O professor do Programa de Pós-Graduação em Agroecologia e Desenvolvimento Rural da Universidade Federal de São Carlos (Ufscar), José Maria Gusman Ferraz, discorda. “A proposta elimina a possibilidade de rastrear a origem dos produtos para, em caso de risco à saúde pública, conseguir se saber que a causa foi um transgênico”, diz Ferraz, que representa a especialidade de meio ambiente na Comissão Técnica Nacional de Biossegurança (CTNBio), subordinada ao Ministério de Ciência, Tecnologia e Inovação e responsável pela liberação de novas variedades de OGMs. “Hoje temos produtos que têm em sua base diversos produtos de origem transgênica, temos plantas com diversas modificações e animais alimentados com ração geneticamente modificada.
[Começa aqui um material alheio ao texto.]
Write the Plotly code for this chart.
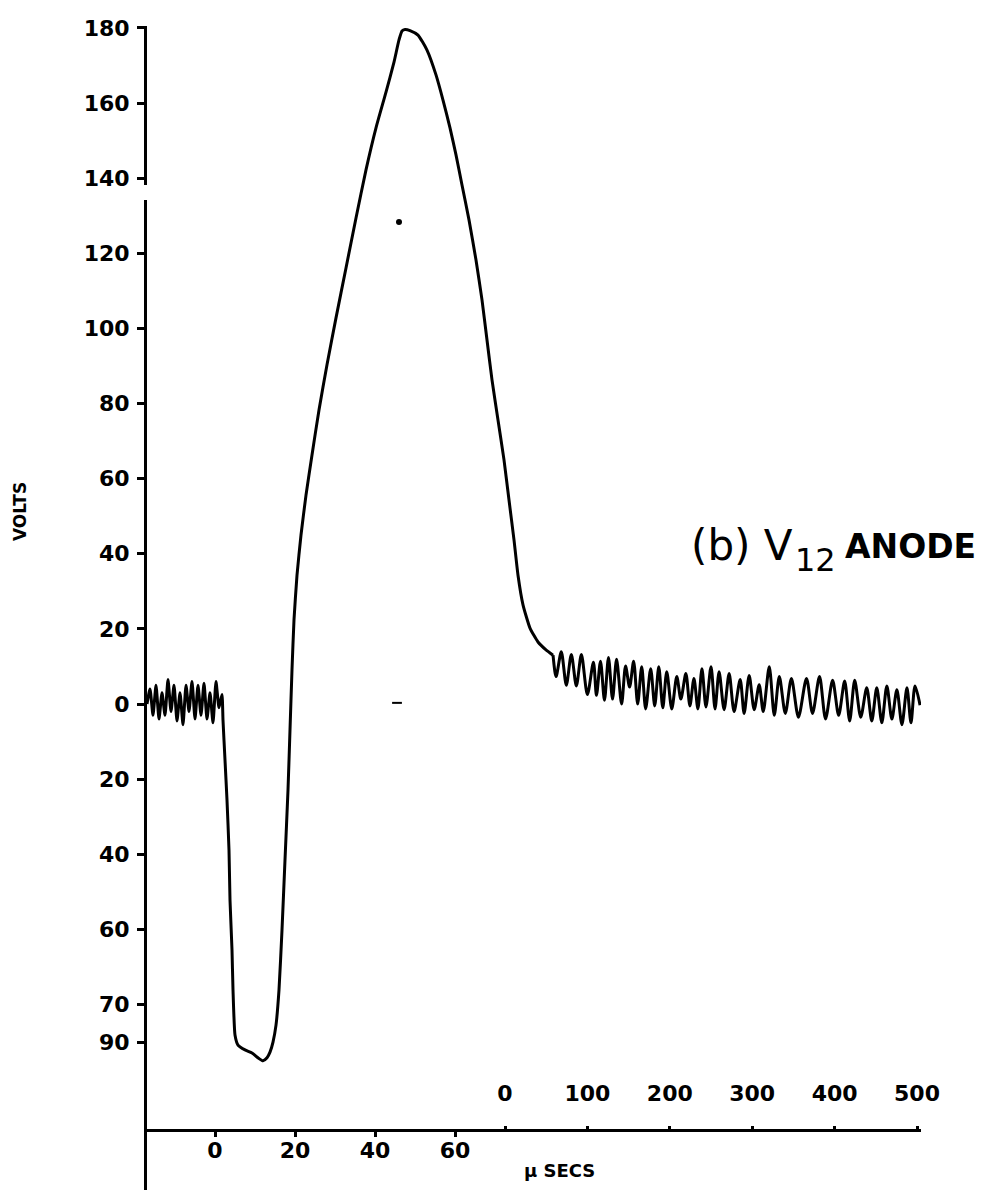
import plotly.graph_objects as go

# ---------------- data ----------------
# fast time-base part of the trace: time in micro-seconds, voltage in volts
pulse_t_us = [-17.0, -16.25, -15.5, -14.75, -14.0, -13.25, -12.5, -11.75, -11.0, -10.25,
              -9.5, -8.75, -8.0, -7.25, -6.5, -5.75, -5.0, -4.25, -3.5, -2.75,
              -2.0, -1.25, -0.5, 0.25, 1.0, 1.75,
              2.0, 2.5, 3.0, 3.5, 3.75, 4.25, 4.5, 5.0, 5.75, 7.5, 9.25, 10.75, 12.0, 13.0,
              13.75, 14.5, 15.25, 16.0, 16.75, 17.5, 18.25, 18.75, 19.25, 19.75, 20.5, 21.5,
              22.75, 24.25, 26.0, 28.0, 30.25, 32.75, 35.25, 37.75, 40.25, 42.75, 44.75, 46.0,
              46.75, 47.5, 48.75, 50.75, 53.0, 55.25, 57.0, 58.75, 60.25, 61.75, 63.5, 65.25,
              66.75, 68.0, 69.25, 70.75, 72.25, 73.5, 74.75, 75.75, 77.0, 78.75, 80.75, 82.75,
              84.5]
pulse_v = [0, 4, -3, 5, -4, 3, -3, 6.5, -2, 5,
           -4.5, 3, -5.5, 5, -2, 6, -4, 5, -3, 5.5,
           -4, 3, -5, 6, -1, 2.5,
           -4.3, -14.9, -25.6, -38.9, -52.2, -65.5, -76.1, -88.1, -90.8, -92.1, -92.9, -94.2, -95.0, -94.2,
           -92.7, -90.0, -85.5, -76.1, -60.2, -41.5, -22.9, -6.9, 9.1, 22.4, 34.3, 45.0,
           55.6, 66.3, 78.3, 90.3, 102.8, 116.1, 129.4, 142.2, 153.4, 162.9, 170.9, 176.8,
           179.2, 179.6, 179.3, 178.1, 174.1, 167.5, 160.8, 153.4, 146.2, 138.2, 128.9, 118.2,
           107.6, 96.9, 86.3, 75.6, 65.0, 54.3, 43.7, 34.3, 26.4, 20.2, 16.5, 14.4,
           13.0]

# slow time-base part of the trace (0-500 micro-second scale)
tail_t_us = [58.3, 62.0, 68.3, 74.4, 80.5, 86.6, 92.7, 100.0, 107.3, 111.0,
             115.9, 120.7, 125.6, 130.5, 135.4, 141.5, 146.3, 151.2, 156.1, 161.0,
             165.9, 170.7, 176.8, 181.7, 186.6, 191.5, 196.3, 202.4, 208.5, 213.4,
             219.5, 224.4, 229.3, 234.1, 239.0, 243.9, 250.0, 254.9, 259.8, 265.9,
             272.0, 278.0, 285.4, 290.2, 296.3, 302.4, 308.5, 313.4, 320.7, 326.8,
             332.9, 340.2, 347.6, 356.1, 365.9, 373.2, 381.7, 389.0, 397.6, 404.9,
             412.2, 418.3, 424.4, 431.7, 439.0, 445.1, 451.2, 457.3, 463.4, 469.5,
             475.6, 481.7, 487.8, 492.7, 497.6, 503.7]
tail_v = [13.0, 7.3, 13.9, 5.0, 13.2, 4.8, 13.2, 2.5, 11.1, 2.3,
          11.4, 1.0, 12.4, 1.3, 11.9, 0.0, 10.1, 4.5, 11.4, 0.0,
          9.9, -1.3, 9.4, -0.5, 9.9, -1.0, 8.6, -1.3, 7.3, 1.3,
          8.1, -0.5, 6.8, -1.3, 9.4, -0.8, 9.9, -1.3, 8.6, -1.5,
          8.1, -2.0, 6.5, -2.5, 7.6, -1.5, 5.1, -2.0, 9.9, -3.0,
          7.3, -2.5, 6.8, -3.5, 6.8, -2.5, 7.3, -4.0, 6.3, -3.0,
          6.1, -4.5, 6.3, -3.5, 4.3, -4.5, 4.3, -5.0, 4.8, -4.0,
          3.8, -5.5, 4.3, -5.0, 4.8, -0.3]

# stray ink marks on the record
dot_t_us = [46.0]
dot_v = [128.3]
dash_t_us = [45.5]
dash_v = [0.3]

# axis tick labels as written on the chart
y_tick_vals = [180, 160, 140, 120, 100, 80, 60, 40, 20, 0, -20, -40, -60, -80, -90]
y_tick_text = ["180", "160", "140", "120", "100", "80", "60", "40", "20", "0",
               "20", "40", "60", "70", "90"]
x_fast_ticks = [0, 20, 40, 60]
x_slow_ticks = [0, 100, 200, 300, 400, 500]

# ---------------- figure ----------------
W, H = 988, 1190
L, R, T, B = 139, 913, 18, 1190
PW, PH = R - L, B - T
# pixel calibration of the hand-drawn scales
FAST0, FAST_PX = 207, 4.0      # x pixel of 0 us, px per us (fast scale)
SLOW0, SLOW_PX = 497, 0.824    # x pixel of 0 us, px per us (slow scale)
V0, V_PX = 696, 3.756          # y pixel of 0 V, px per volt


def px(xp):
    return (xp - L) / PW


def py(yp):
    return (B - yp) / PH


INK = "black"
FONT = "DejaVu Sans"

fig = go.Figure()
fig.add_trace(go.Scatter(x=pulse_t_us, y=pulse_v, xaxis="x", yaxis="y", mode="lines",
                         line=dict(color=INK, width=3, shape="spline", smoothing=0.5),
                         showlegend=False, hoverinfo="skip"))
fig.add_trace(go.Scatter(x=tail_t_us, y=tail_v, xaxis="x2", yaxis="y", mode="lines",
                         line=dict(color=INK, width=3, shape="spline", smoothing=0.8),
                         showlegend=False, hoverinfo="skip"))
fig.add_trace(go.Scatter(x=dot_t_us, y=dot_v, xaxis="x", yaxis="y", mode="markers",
                         marker=dict(color=INK, size=6), showlegend=False, hoverinfo="skip"))
fig.add_trace(go.Scatter(x=dash_t_us, y=dash_v, xaxis="x", yaxis="y", mode="markers",
                         marker=dict(symbol="line-ew", size=7, line=dict(color=INK, width=2)),
                         showlegend=False, hoverinfo="skip"))

axis_y_pos = py(1122)
tickfont = dict(family=FONT, size=22, color=INK, weight="bold")

fig.update_layout(
    width=W, height=H, autosize=False,
    margin=dict(l=L, r=W - R, t=T, b=H - B, pad=0),
    paper_bgcolor="white", plot_bgcolor="white",
    showlegend=False,
    xaxis=dict(range=[(L - FAST0) / FAST_PX, (R - FAST0) / FAST_PX], anchor="free",
               position=axis_y_pos, showline=True, linecolor=INK, linewidth=2.5,
               showgrid=False, zeroline=False, tickmode="array", tickvals=x_fast_ticks,
               ticks="outside", ticklen=5, tickwidth=3, tickcolor=INK, tickfont=tickfont,
               ticklabelstandoff=-5),
    xaxis2=dict(range=[(L - SLOW0) / SLOW_PX, (R - SLOW0) / SLOW_PX], overlaying="x",
                anchor="free", position=axis_y_pos, side="top", showline=False,
                showgrid=False, zeroline=False, tickmode="array", tickvals=x_slow_ticks,
                ticks="outside", ticklen=4, tickwidth=3, tickcolor=INK, tickfont=tickfont,
                ticklabelstandoff=16),
    yaxis=dict(range=[(V0 - B) / V_PX, (V0 - T) / V_PX], showline=True, linecolor=INK,
               linewidth=3, showgrid=False, zeroline=False, tickmode="array",
               tickvals=y_tick_vals, ticktext=y_tick_text, ticks="outside", ticklen=7,
               tickwidth=3, tickcolor=INK, tickfont=tickfont, ticklabelstandoff=3),
)

# small break in the hand-drawn vertical axis
fig.add_shape(type="rect", xref="paper", yref="y", x0=-0.006, x1=0.006,
              y0=(V0 - 192) / V_PX, y1=(V0 - 177) / V_PX,
              fillcolor="white", line=dict(width=0), layer="above")

anns = [
    dict(text="VOLTS", x=px(12), y=py(504), textangle=-90, xanchor="center", yanchor="middle",
         font=dict(family=FONT, size=17, color=INK, weight="bold")),
    dict(text="(b) V", x=px(681), y=py(537), xanchor="left", yanchor="middle",
         font=dict(family=FONT, size=42, color=INK)),
    dict(text="12", x=px(785), y=py(552), xanchor="left", yanchor="middle",
         font=dict(family=FONT, size=32, color=INK)),
    dict(text="ANODE", x=px(835), y=py(538), xanchor="left", yanchor="middle",
         font=dict(family=FONT, size=33, color=INK, weight="bold")),
    dict(text="μ SECS", x=px(514), y=py(1162), xanchor="left", yanchor="middle",
         font=dict(family=FONT, size=18, color=INK, weight="bold")),
]
for a in anns:
    fig.add_annotation(xref="paper", yref="paper", showarrow=False, **a)

fig.write_html("out.html")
Não há estudos que comprovem que isso não apresenta risco para a saúde da população no longo prazo, independente de a quantidade ser inferior ou superior a 1% do produto.” 

Na justificativa do projeto, o deputado argumenta que a rastreabilidade é muito inconveniente do ponto de vista econômico e operacional, resultando em custos elevados que fazem os produtos nacionais perderem competitividade. O texto indica que o processo é frágil por se pautar em procedimentos de difícil fiscalização, como certificações, além de ser impraticável quanto a produtos de origem estrangeira. 

Para Ferraz, toda essa movimentação se deve a uma preocupação em tornar impossível a determinação de causa e efeito entre os transgênicos. “O que se quer é flexibilizar o monitoramento, de forma a não se estabelecer relação entre transgênicos e possíveis problemas de saúde. Os orgânicos são rotulados e os produtores preferem assim, pois permite identificar com clareza o tipo de produto. Qual é a preocupação em se rotular os transgênicos com clareza, se eles são tão seguros quanto se diz?”, questiona o professor.

O advogado do Idec acrescenta que toda a regulamentação da rotulagem foi aprovada em portaria do Ministério da Justiça. “O símbolo universal utilizado não só é legal, como foi pensado para que qualquer pessoa possa entendê-lo, inclusive os analfabetos. Qualquer quantidade de ingredientes transgênicos deve ser informada de forma clara e ostensiva, como foi determinado pelo Tribunal Regional Federal, pois essa é uma medida, inclusive, preventiva na defesa dos consumidores”, conclui Siqueira.